BEGIN SUPPLIED DATA
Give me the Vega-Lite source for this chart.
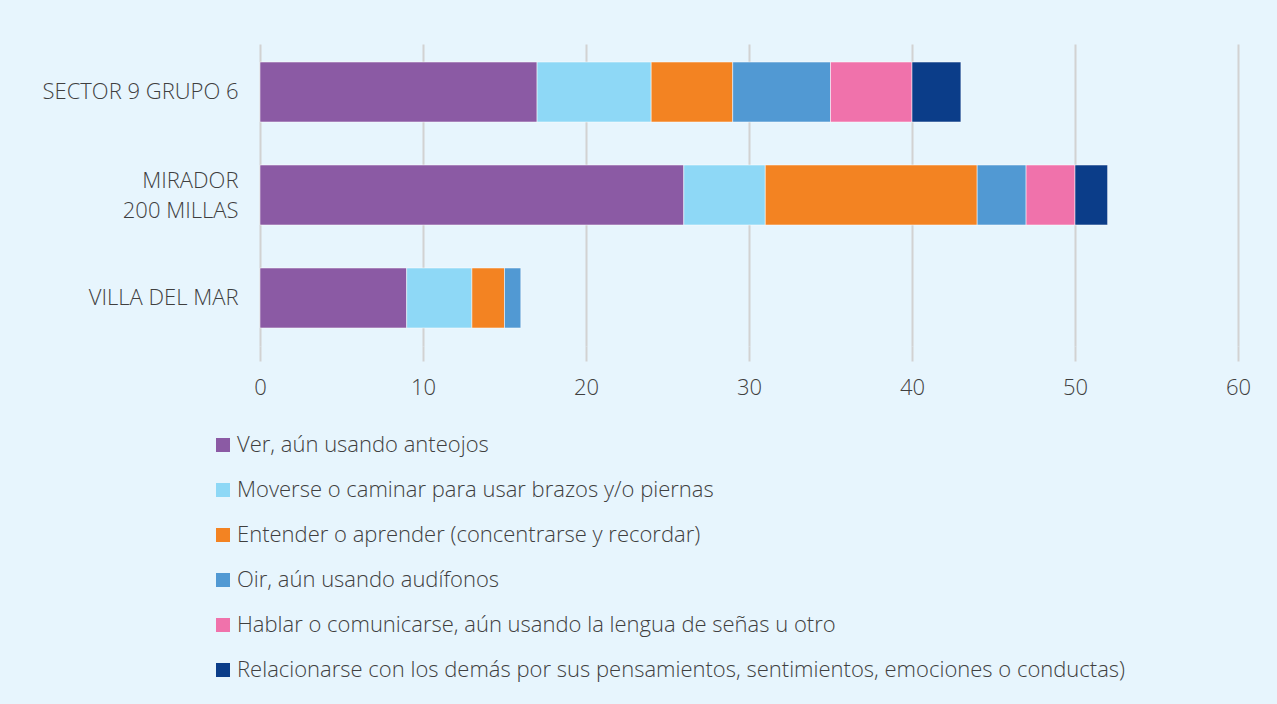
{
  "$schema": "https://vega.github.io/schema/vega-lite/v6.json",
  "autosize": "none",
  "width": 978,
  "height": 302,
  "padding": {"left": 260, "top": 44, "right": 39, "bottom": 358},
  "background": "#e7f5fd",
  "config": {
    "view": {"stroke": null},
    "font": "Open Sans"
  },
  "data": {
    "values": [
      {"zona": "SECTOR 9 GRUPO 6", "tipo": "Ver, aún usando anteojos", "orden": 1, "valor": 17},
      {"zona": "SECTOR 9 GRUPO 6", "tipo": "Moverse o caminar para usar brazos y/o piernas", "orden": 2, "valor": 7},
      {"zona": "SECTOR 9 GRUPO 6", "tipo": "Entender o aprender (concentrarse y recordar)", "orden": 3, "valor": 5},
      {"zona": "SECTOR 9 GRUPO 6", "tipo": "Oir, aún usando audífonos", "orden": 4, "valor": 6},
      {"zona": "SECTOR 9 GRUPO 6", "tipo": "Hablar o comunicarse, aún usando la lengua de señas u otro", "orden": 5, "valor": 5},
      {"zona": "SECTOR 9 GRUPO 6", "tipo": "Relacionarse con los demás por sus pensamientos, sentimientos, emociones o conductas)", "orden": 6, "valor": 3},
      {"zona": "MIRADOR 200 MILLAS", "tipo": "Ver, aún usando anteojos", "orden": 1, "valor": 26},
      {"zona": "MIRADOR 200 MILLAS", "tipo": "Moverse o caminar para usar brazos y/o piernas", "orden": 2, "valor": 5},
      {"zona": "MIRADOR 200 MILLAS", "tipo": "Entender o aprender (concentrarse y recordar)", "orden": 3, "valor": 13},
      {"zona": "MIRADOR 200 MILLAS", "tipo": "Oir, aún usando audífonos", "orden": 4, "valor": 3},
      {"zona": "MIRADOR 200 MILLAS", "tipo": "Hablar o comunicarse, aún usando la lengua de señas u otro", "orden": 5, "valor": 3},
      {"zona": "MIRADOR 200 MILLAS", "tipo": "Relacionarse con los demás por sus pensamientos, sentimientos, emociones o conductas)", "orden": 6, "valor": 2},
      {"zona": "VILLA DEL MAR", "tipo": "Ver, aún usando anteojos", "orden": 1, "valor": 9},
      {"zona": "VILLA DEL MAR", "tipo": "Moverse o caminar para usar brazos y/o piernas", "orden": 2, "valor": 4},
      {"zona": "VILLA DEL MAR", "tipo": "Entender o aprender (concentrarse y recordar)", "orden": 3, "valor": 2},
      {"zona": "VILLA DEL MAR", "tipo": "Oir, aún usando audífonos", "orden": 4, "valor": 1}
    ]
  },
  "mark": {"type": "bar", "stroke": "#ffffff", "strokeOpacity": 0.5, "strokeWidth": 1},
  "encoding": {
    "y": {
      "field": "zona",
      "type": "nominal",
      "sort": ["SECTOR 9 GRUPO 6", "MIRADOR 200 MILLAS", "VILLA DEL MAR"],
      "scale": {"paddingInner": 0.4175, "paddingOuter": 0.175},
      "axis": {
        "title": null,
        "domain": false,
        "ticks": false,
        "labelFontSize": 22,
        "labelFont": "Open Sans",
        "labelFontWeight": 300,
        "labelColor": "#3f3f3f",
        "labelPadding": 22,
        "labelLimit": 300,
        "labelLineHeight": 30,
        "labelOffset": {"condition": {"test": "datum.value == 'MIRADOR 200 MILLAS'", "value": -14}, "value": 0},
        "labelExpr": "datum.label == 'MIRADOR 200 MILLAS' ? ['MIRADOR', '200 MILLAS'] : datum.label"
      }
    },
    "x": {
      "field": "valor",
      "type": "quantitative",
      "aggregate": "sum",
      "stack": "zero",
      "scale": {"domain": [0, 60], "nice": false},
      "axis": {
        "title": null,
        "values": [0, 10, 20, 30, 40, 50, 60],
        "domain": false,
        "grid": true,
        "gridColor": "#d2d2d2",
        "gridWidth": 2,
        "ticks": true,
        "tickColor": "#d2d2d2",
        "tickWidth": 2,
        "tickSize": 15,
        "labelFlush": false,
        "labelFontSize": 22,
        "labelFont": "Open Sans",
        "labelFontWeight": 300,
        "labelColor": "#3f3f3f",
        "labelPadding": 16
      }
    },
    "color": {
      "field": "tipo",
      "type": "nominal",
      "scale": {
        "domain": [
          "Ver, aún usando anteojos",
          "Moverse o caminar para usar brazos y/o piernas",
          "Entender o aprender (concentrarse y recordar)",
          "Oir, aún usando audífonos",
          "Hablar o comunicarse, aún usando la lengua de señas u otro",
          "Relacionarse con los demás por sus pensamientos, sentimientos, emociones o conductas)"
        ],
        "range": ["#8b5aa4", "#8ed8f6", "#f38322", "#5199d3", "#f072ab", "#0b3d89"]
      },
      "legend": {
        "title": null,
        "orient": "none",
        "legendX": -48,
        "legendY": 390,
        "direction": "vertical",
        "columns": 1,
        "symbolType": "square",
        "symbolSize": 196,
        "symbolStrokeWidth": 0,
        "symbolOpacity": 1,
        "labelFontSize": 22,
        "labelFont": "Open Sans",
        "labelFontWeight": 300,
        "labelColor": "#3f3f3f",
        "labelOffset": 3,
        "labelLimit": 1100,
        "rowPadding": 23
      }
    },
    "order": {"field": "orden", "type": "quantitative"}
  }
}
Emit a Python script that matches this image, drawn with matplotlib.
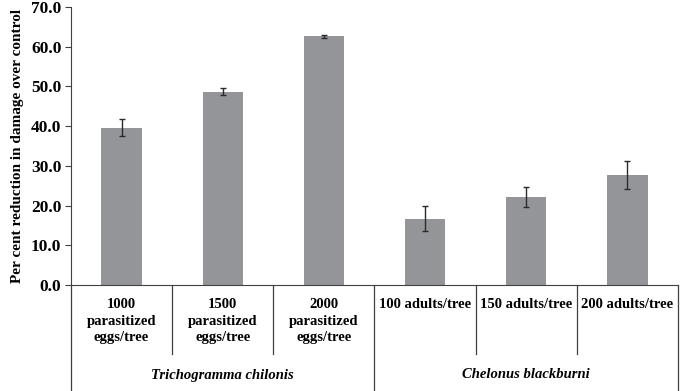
END SUPPLIED DATA
### WRITTEN EXERCISE
Repeat the preceding records precisely, and leave every picture out of the copy.

### THE ANSWER
Give me the Vega-Lite source for this chart.
{
  "$schema": "https://vega.github.io/schema/vega-lite/v6.json",
  "autosize": "none",
  "width": 978,
  "height": 302,
  "padding": {"left": 260, "top": 44, "right": 39, "bottom": 358},
  "background": "#e7f5fd",
  "config": {
    "view": {"stroke": null},
    "font": "Open Sans"
  },
  "data": {
    "values": [
      {"zona": "SECTOR 9 GRUPO 6", "tipo": "Ver, aún usando anteojos", "orden": 1, "valor": 17},
      {"zona": "SECTOR 9 GRUPO 6", "tipo": "Moverse o caminar para usar brazos y/o piernas", "orden": 2, "valor": 7},
      {"zona": "SECTOR 9 GRUPO 6", "tipo": "Entender o aprender (concentrarse y recordar)", "orden": 3, "valor": 5},
      {"zona": "SECTOR 9 GRUPO 6", "tipo": "Oir, aún usando audífonos", "orden": 4, "valor": 6},
      {"zona": "SECTOR 9 GRUPO 6", "tipo": "Hablar o comunicarse, aún usando la lengua de señas u otro", "orden": 5, "valor": 5},
      {"zona": "SECTOR 9 GRUPO 6", "tipo": "Relacionarse con los demás por sus pensamientos, sentimientos, emociones o conductas)", "orden": 6, "valor": 3},
      {"zona": "MIRADOR 200 MILLAS", "tipo": "Ver, aún usando anteojos", "orden": 1, "valor": 26},
      {"zona": "MIRADOR 200 MILLAS", "tipo": "Moverse o caminar para usar brazos y/o piernas", "orden": 2, "valor": 5},
      {"zona": "MIRADOR 200 MILLAS", "tipo": "Entender o aprender (concentrarse y recordar)", "orden": 3, "valor": 13},
      {"zona": "MIRADOR 200 MILLAS", "tipo": "Oir, aún usando audífonos", "orden": 4, "valor": 3},
      {"zona": "MIRADOR 200 MILLAS", "tipo": "Hablar o comunicarse, aún usando la lengua de señas u otro", "orden": 5, "valor": 3},
      {"zona": "MIRADOR 200 MILLAS", "tipo": "Relacionarse con los demás por sus pensamientos, sentimientos, emociones o conductas)", "orden": 6, "valor": 2},
      {"zona": "VILLA DEL MAR", "tipo": "Ver, aún usando anteojos", "orden": 1, "valor": 9},
      {"zona": "VILLA DEL MAR", "tipo": "Moverse o caminar para usar brazos y/o piernas", "orden": 2, "valor": 4},
      {"zona": "VILLA DEL MAR", "tipo": "Entender o aprender (concentrarse y recordar)", "orden": 3, "valor": 2},
      {"zona": "VILLA DEL MAR", "tipo": "Oir, aún usando audífonos", "orden": 4, "valor": 1}
    ]
  },
  "mark": {"type": "bar", "stroke": "#ffffff", "strokeOpacity": 0.5, "strokeWidth": 1},
  "encoding": {
    "y": {
      "field": "zona",
      "type": "nominal",
      "sort": ["SECTOR 9 GRUPO 6", "MIRADOR 200 MILLAS", "VILLA DEL MAR"],
      "scale": {"paddingInner": 0.4175, "paddingOuter": 0.175},
      "axis": {
        "title": null,
        "domain": false,
        "ticks": false,
        "labelFontSize": 22,
        "labelFont": "Open Sans",
        "labelFontWeight": 300,
        "labelColor": "#3f3f3f",
        "labelPadding": 22,
        "labelLimit": 300,
        "labelLineHeight": 30,
        "labelOffset": {"condition": {"test": "datum.value == 'MIRADOR 200 MILLAS'", "value": -14}, "value": 0},
        "labelExpr": "datum.label == 'MIRADOR 200 MILLAS' ? ['MIRADOR', '200 MILLAS'] : datum.label"
      }
    },
    "x": {
      "field": "valor",
      "type": "quantitative",
      "aggregate": "sum",
      "stack": "zero",
      "scale": {"domain": [0, 60], "nice": false},
      "axis": {
        "title": null,
        "values": [0, 10, 20, 30, 40, 50, 60],
        "domain": false,
        "grid": true,
        "gridColor": "#d2d2d2",
        "gridWidth": 2,
        "ticks": true,
        "tickColor": "#d2d2d2",
        "tickWidth": 2,
        "tickSize": 15,
        "labelFlush": false,
        "labelFontSize": 22,
        "labelFont": "Open Sans",
        "labelFontWeight": 300,
        "labelColor": "#3f3f3f",
        "labelPadding": 16
      }
    },
    "color": {
      "field": "tipo",
      "type": "nominal",
      "scale": {
        "domain": [
          "Ver, aún usando anteojos",
          "Moverse o caminar para usar brazos y/o piernas",
          "Entender o aprender (concentrarse y recordar)",
          "Oir, aún usando audífonos",
          "Hablar o comunicarse, aún usando la lengua de señas u otro",
          "Relacionarse con los demás por sus pensamientos, sentimientos, emociones o conductas)"
        ],
        "range": ["#8b5aa4", "#8ed8f6", "#f38322", "#5199d3", "#f072ab", "#0b3d89"]
      },
      "legend": {
        "title": null,
        "orient": "none",
        "legendX": -48,
        "legendY": 390,
        "direction": "vertical",
        "columns": 1,
        "symbolType": "square",
        "symbolSize": 196,
        "symbolStrokeWidth": 0,
        "symbolOpacity": 1,
        "labelFontSize": 22,
        "labelFont": "Open Sans",
        "labelFontWeight": 300,
        "labelColor": "#3f3f3f",
        "labelOffset": 3,
        "labelLimit": 1100,
        "rowPadding": 23
      }
    },
    "order": {"field": "orden", "type": "quantitative"}
  }
}
Emit a Python script that matches this image, drawn with matplotlib.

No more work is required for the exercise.